The worst case scenario is that Lyft gets stuck selling to one, monopolistic self-driving giant. The company wants to keep the autonomous vehicle space a little messy, and wants lots of friends with whom to horse trade. "We want to take a proactive approach in pushing the industry into more of an open environment," says Raj Kapoor, Lyft's chief strategy officer. Now it can offer partners years of knowledge about how passengers behave, and some gadgets to help the cars get around. Bolt it on and go.
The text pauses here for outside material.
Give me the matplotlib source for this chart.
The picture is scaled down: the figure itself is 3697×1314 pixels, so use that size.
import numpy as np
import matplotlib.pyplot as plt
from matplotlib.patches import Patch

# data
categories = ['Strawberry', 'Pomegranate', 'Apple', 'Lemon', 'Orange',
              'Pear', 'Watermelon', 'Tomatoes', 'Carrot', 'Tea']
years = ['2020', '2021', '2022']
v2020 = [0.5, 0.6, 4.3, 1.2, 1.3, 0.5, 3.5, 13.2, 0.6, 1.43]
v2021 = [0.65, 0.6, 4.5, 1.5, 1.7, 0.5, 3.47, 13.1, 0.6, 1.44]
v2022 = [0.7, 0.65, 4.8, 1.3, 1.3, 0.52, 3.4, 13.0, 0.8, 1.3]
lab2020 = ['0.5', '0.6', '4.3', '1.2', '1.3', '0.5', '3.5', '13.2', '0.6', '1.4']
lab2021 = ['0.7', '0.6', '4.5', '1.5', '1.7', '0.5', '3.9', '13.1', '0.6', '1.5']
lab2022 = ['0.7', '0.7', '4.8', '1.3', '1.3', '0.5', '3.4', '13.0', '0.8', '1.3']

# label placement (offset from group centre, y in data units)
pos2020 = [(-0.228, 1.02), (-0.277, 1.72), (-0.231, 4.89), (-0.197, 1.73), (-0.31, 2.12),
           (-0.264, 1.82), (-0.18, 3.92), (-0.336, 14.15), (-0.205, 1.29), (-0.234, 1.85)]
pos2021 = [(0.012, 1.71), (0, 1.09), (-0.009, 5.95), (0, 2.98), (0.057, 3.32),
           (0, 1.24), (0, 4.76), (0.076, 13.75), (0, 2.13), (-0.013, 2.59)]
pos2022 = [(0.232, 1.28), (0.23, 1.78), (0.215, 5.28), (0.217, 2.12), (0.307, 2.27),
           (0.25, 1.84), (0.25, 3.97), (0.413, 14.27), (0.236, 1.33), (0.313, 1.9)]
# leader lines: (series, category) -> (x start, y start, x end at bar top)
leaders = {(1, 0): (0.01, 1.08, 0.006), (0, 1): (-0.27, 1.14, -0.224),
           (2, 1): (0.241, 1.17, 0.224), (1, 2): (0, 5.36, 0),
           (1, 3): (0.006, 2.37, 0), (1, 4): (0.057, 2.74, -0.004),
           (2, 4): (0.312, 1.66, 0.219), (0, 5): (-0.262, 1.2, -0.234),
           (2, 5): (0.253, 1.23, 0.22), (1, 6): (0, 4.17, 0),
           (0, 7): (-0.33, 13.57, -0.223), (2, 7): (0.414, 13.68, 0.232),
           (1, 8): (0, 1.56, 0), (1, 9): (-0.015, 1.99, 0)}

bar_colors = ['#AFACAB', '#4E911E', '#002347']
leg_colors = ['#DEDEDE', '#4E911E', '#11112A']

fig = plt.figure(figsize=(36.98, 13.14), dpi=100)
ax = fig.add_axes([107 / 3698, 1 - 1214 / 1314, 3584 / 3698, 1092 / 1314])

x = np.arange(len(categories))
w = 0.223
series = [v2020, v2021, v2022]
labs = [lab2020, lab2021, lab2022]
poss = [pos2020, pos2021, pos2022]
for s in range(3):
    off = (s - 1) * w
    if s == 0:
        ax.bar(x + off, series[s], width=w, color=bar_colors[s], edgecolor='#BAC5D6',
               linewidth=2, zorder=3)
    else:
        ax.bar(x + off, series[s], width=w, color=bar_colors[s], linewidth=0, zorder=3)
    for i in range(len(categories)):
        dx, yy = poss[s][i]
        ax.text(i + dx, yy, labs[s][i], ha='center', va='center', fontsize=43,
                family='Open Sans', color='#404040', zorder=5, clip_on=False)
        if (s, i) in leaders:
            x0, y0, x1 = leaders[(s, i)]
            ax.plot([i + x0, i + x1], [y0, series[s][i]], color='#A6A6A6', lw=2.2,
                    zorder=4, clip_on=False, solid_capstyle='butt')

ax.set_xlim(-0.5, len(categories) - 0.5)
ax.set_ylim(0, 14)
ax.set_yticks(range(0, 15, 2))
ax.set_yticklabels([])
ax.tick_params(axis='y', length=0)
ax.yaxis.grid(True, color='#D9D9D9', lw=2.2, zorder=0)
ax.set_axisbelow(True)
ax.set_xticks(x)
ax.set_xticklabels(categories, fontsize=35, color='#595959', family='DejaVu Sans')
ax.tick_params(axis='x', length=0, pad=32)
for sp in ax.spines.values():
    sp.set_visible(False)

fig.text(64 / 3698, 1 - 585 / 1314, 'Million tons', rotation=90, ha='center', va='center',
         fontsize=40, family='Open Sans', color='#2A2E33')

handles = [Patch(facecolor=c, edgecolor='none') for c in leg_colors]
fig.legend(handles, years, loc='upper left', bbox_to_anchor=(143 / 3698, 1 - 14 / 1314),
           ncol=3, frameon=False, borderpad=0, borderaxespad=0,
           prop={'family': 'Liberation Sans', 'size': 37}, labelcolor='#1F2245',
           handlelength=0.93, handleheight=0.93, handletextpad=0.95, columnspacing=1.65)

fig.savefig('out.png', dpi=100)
No one's quite sure how this self-driving thing will shake out. It's not even clear whether companies like Lyft and Uber will have an edge, once human drivers are out of the ride-hail equation. "Maybe the value creation isn't going to be in the ride-sharing platform," Gordon says. Maybe building software will be the only way to stay involved in a fast-changing, self-driving market.

The Lyft Advantage

Now, Lyft does have some good stuff going for it. The company wan't say how much it's dedicating to self-driving, but it will hire hundreds more engineers to work on it, from a new office in Palo Alto. (It's called the "Level 5" building, Level 5 being engineer-speak for full autonomy, natch.) It also claims to have 1.2-billion miles' worth of data on traffic flow, travel times, and where passengers want to be, and when. Oh, and the company says it will make use of its self-driving network to train its software, mounting sensors on vehicles drivers lease through its Express Drive program. It might also offer drivers incentives to stick their own cars with data-collecting sensors, says Vincent, the Lyft engineer. Driving themselves out of a job? Sure. But Lyft also maintains that humans and robots will coexist on our roads for at least thirty years, the fleshy beings substituting where the self-driving cars cannot.

While that engineering work speeds on, expect more self-driving partnerships from Lyft. It's a dance or be danced world out there, and no one's quite sure when the music stops.